Problem to solve. Among the entries, which lines carry the string "this"? Copy each of them.

Source records.
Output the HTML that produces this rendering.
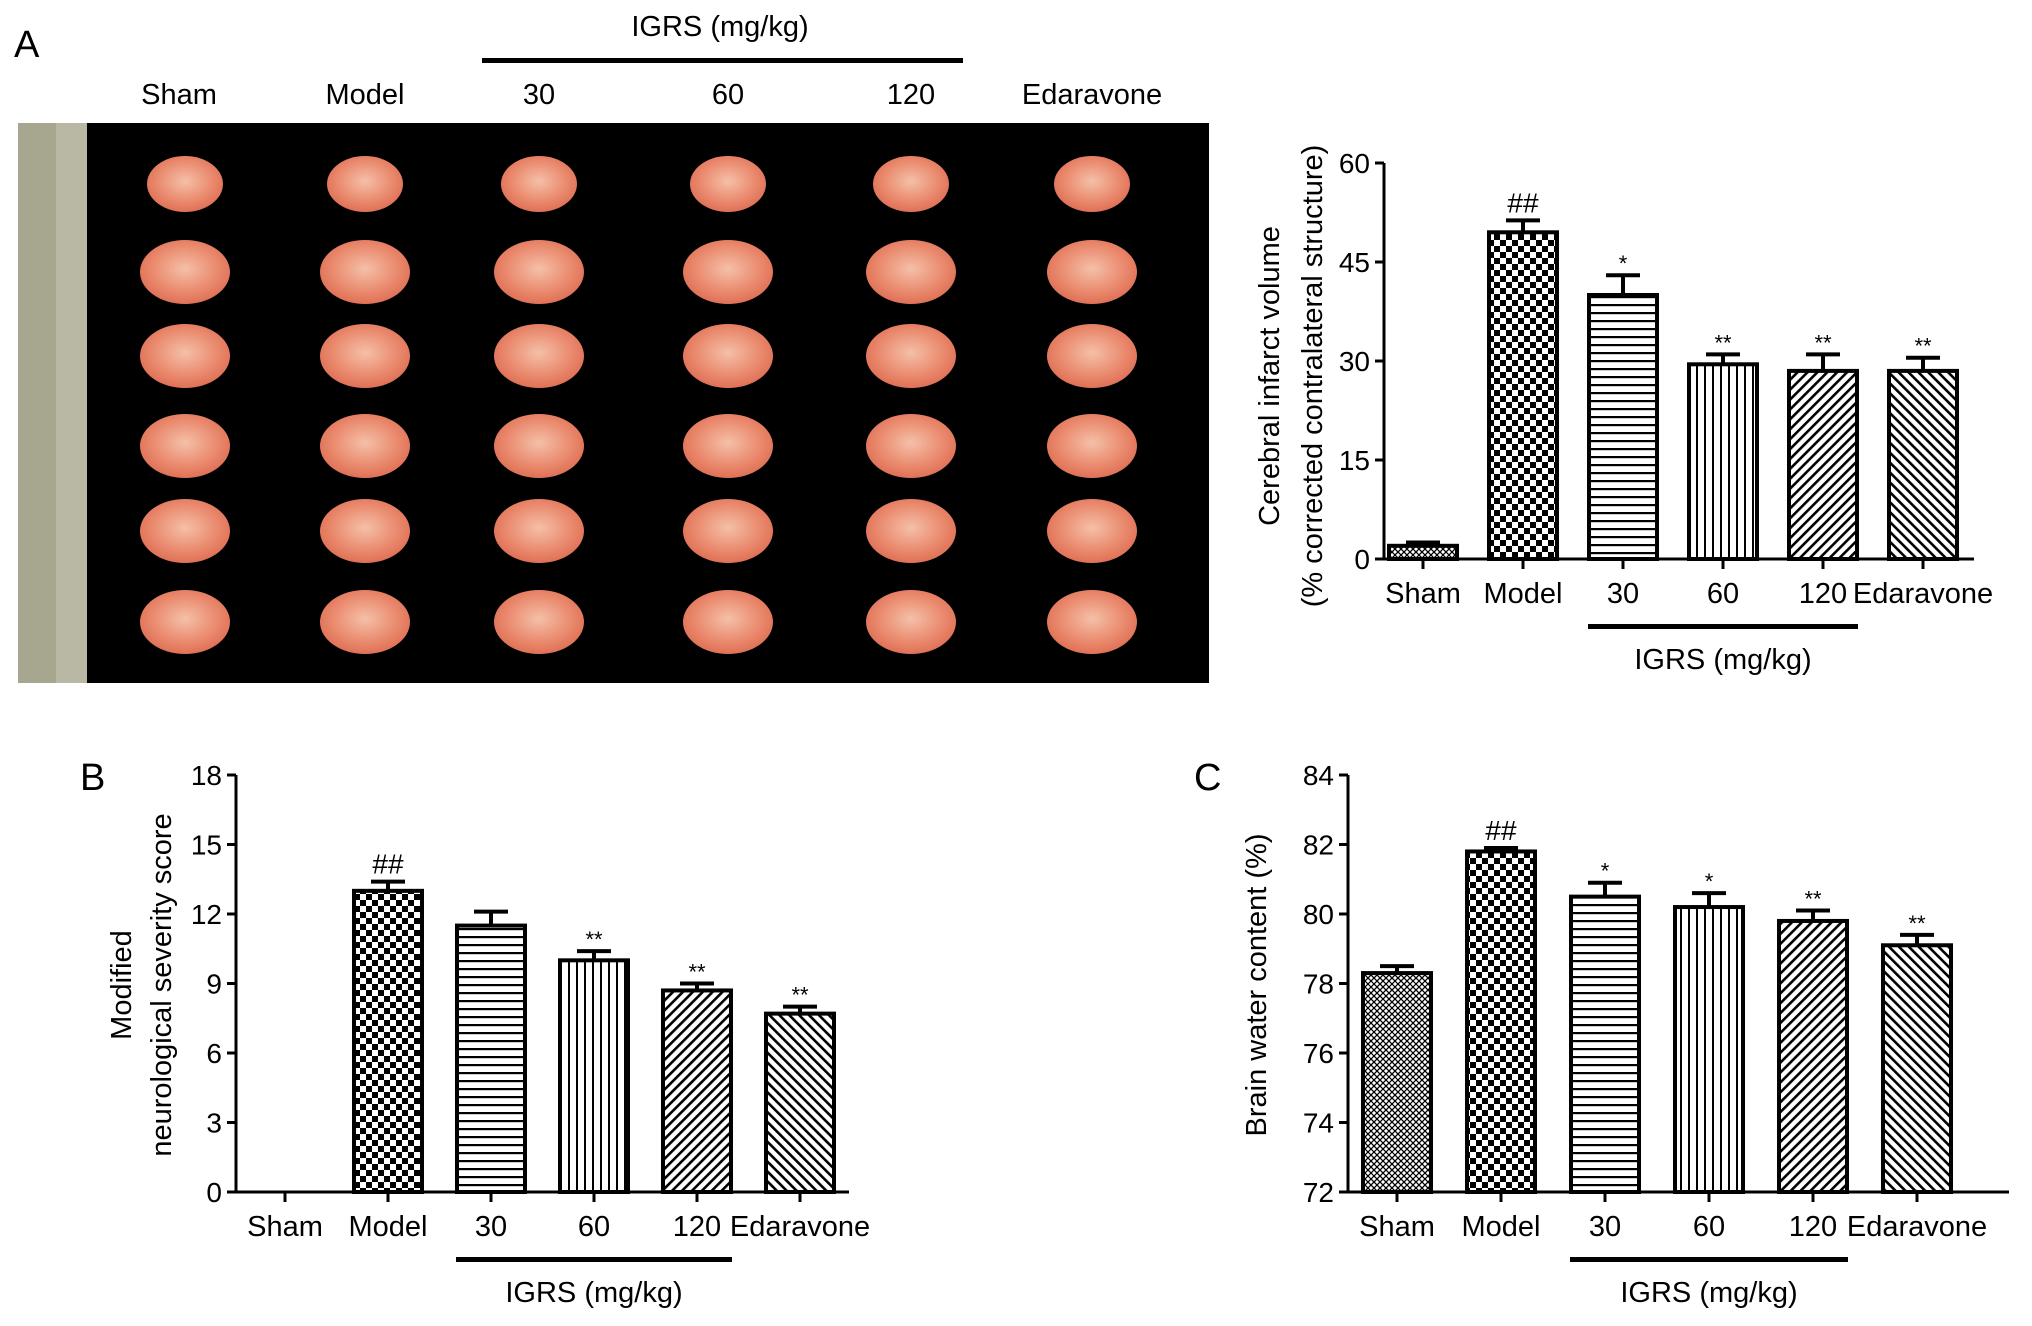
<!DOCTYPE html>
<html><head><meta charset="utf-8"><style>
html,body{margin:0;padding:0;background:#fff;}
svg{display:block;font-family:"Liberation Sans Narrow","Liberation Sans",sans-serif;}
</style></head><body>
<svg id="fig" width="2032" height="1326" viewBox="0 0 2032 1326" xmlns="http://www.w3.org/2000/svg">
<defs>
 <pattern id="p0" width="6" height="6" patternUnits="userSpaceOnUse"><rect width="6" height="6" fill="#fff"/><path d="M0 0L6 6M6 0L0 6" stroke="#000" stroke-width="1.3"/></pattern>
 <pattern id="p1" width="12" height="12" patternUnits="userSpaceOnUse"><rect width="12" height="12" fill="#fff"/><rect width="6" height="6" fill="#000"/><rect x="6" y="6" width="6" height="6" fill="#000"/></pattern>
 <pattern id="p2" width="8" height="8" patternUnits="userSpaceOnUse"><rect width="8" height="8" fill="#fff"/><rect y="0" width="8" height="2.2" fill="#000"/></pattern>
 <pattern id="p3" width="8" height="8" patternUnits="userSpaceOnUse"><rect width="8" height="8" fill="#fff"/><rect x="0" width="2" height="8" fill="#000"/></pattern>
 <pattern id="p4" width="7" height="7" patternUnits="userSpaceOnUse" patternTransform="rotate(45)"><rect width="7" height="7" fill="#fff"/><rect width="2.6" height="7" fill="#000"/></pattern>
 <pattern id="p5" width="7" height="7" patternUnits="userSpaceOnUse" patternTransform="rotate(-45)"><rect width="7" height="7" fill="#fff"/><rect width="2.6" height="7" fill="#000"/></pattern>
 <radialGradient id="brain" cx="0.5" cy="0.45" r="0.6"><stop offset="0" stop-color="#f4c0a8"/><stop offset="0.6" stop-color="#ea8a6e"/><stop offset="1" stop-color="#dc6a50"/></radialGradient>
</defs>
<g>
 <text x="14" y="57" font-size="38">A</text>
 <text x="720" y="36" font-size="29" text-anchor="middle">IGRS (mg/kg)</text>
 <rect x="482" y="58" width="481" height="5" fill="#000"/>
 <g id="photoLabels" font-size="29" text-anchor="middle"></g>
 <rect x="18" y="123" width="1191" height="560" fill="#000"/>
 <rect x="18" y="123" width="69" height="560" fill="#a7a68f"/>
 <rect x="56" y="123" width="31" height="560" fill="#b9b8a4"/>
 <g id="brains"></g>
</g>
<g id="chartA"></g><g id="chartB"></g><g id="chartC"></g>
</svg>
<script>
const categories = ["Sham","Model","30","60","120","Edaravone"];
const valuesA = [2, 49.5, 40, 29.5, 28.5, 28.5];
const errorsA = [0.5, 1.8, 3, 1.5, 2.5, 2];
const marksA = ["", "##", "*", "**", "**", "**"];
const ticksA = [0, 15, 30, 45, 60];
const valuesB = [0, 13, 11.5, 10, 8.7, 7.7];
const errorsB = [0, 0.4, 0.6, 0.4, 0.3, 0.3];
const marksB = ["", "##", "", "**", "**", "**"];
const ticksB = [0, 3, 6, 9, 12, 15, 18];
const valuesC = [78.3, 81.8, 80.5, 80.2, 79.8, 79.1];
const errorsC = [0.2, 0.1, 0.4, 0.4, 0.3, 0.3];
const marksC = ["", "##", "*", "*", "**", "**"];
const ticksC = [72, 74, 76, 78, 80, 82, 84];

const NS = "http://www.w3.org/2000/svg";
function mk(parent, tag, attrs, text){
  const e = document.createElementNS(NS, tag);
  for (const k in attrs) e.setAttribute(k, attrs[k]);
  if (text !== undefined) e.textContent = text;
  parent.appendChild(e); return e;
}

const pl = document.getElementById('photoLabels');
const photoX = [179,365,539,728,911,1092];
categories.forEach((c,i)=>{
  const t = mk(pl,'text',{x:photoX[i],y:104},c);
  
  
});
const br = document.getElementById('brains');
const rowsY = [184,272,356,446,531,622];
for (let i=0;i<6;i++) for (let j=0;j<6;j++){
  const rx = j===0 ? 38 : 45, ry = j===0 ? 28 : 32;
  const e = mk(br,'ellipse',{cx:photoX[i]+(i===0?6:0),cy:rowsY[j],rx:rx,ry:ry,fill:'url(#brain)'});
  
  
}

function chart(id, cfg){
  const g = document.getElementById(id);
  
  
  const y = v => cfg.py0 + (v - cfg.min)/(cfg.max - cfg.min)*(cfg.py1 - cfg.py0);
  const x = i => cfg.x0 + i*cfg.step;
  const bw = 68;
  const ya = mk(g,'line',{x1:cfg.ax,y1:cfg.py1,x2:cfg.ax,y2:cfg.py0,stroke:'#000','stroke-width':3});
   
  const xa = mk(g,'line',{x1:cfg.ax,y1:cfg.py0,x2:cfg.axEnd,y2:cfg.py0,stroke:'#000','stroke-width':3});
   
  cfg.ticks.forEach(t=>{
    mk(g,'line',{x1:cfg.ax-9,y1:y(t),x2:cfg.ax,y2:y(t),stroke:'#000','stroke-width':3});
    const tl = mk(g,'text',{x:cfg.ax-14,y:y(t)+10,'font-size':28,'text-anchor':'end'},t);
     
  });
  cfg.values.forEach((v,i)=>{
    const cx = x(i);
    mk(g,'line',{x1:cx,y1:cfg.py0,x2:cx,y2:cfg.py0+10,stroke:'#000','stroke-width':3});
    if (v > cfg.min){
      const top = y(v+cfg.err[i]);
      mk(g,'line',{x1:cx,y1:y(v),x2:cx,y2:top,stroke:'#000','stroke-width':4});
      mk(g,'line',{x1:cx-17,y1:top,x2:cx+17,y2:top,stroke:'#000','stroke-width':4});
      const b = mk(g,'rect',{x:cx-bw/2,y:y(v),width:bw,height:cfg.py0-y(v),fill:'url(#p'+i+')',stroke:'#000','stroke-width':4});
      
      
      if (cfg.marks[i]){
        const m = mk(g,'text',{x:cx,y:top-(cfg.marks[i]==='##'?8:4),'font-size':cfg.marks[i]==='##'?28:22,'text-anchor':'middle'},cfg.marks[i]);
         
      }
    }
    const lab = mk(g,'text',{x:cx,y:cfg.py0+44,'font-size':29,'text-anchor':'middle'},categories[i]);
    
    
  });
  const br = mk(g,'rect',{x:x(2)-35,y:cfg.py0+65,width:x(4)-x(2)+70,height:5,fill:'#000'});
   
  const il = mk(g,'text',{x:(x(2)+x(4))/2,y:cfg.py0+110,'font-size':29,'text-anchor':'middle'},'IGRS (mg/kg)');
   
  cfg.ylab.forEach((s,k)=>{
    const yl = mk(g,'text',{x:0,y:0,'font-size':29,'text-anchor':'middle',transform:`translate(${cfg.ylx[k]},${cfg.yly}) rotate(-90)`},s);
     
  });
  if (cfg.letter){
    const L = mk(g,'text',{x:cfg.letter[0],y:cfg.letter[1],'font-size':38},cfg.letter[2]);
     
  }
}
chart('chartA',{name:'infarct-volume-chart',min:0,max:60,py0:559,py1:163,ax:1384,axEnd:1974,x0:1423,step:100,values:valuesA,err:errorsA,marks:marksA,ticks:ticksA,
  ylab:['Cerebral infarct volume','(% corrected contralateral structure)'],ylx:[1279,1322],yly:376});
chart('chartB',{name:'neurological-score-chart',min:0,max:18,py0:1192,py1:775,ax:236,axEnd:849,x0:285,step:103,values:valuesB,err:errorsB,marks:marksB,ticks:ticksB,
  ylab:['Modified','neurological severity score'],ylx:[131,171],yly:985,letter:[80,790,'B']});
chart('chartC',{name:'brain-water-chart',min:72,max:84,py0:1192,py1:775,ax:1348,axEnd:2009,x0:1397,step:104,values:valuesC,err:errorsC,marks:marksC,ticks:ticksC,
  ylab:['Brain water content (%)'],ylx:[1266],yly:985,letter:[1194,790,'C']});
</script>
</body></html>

* * *

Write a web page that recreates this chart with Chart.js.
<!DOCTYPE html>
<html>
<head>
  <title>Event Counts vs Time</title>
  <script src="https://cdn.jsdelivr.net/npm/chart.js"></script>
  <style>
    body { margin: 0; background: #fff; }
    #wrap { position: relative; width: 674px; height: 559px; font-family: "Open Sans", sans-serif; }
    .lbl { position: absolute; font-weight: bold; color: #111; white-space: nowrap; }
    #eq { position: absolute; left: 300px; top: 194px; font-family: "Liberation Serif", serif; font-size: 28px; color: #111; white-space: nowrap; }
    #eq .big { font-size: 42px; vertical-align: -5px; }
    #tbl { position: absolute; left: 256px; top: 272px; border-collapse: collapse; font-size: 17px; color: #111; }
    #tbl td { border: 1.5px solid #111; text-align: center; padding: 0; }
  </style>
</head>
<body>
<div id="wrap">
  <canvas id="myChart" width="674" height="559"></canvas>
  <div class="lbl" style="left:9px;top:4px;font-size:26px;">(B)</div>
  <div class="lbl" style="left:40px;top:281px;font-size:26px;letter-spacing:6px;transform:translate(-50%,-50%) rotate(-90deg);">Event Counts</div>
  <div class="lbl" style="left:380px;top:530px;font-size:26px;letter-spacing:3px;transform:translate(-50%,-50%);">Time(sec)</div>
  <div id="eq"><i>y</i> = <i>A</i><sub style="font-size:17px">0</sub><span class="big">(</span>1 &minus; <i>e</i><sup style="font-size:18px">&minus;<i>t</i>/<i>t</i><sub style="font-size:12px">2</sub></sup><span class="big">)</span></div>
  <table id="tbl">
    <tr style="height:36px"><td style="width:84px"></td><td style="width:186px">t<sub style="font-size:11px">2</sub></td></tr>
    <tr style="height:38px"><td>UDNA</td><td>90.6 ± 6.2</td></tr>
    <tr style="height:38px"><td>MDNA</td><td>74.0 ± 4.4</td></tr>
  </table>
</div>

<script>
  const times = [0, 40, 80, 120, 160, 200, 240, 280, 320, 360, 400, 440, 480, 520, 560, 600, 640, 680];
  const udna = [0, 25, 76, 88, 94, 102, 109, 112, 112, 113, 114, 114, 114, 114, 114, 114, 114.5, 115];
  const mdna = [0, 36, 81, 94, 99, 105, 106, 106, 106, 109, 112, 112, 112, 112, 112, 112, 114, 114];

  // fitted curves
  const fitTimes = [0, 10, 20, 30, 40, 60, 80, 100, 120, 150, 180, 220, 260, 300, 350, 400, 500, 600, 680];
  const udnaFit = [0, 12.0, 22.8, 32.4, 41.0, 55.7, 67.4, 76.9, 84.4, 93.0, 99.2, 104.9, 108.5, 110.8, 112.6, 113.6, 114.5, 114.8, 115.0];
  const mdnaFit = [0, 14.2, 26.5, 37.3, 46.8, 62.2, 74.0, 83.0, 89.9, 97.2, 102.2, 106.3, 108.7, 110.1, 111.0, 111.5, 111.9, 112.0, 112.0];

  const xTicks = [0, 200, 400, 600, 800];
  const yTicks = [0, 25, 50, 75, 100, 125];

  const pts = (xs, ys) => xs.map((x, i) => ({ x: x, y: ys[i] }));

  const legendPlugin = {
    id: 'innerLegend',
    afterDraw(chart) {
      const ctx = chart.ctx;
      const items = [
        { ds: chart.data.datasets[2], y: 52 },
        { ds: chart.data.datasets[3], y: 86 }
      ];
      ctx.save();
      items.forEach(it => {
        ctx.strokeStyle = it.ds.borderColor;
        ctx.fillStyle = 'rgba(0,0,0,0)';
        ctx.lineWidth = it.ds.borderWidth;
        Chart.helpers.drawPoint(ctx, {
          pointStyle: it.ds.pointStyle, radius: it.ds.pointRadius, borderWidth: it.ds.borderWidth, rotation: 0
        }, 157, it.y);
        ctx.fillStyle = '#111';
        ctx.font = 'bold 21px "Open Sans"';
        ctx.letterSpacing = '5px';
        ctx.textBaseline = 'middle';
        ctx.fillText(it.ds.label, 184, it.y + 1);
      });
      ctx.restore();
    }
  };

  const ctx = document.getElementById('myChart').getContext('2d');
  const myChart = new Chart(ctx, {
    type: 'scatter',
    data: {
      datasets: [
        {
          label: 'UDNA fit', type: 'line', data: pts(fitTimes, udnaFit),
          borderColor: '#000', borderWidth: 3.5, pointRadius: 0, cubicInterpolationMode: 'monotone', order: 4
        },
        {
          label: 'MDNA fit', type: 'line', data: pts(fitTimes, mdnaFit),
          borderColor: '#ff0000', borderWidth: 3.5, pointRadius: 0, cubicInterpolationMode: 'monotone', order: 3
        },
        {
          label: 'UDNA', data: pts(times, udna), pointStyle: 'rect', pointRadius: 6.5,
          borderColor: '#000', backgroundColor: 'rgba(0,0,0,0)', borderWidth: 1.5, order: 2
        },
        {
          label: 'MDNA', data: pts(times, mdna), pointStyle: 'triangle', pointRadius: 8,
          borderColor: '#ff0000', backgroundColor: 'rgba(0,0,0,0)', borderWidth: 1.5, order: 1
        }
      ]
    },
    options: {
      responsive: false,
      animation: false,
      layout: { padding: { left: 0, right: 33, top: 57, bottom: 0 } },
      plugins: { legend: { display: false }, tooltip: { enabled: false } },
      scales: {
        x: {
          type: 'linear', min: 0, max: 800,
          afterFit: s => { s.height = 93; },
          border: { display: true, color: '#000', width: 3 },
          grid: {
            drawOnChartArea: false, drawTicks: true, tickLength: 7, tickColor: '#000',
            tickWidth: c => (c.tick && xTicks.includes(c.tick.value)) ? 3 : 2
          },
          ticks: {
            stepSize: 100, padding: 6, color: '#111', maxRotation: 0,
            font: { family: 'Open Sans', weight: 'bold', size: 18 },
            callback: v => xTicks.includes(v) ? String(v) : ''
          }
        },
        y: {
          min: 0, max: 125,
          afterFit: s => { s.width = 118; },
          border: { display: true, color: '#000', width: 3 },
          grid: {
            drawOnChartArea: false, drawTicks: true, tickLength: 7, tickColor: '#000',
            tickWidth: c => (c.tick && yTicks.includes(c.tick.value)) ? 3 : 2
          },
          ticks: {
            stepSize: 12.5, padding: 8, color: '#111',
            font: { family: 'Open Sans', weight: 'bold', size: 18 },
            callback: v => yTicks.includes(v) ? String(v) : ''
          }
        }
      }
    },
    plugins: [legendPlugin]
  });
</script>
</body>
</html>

Written reply.
Output the HTML that produces this rendering.
Write a web page that recreates this chart with Chart.js.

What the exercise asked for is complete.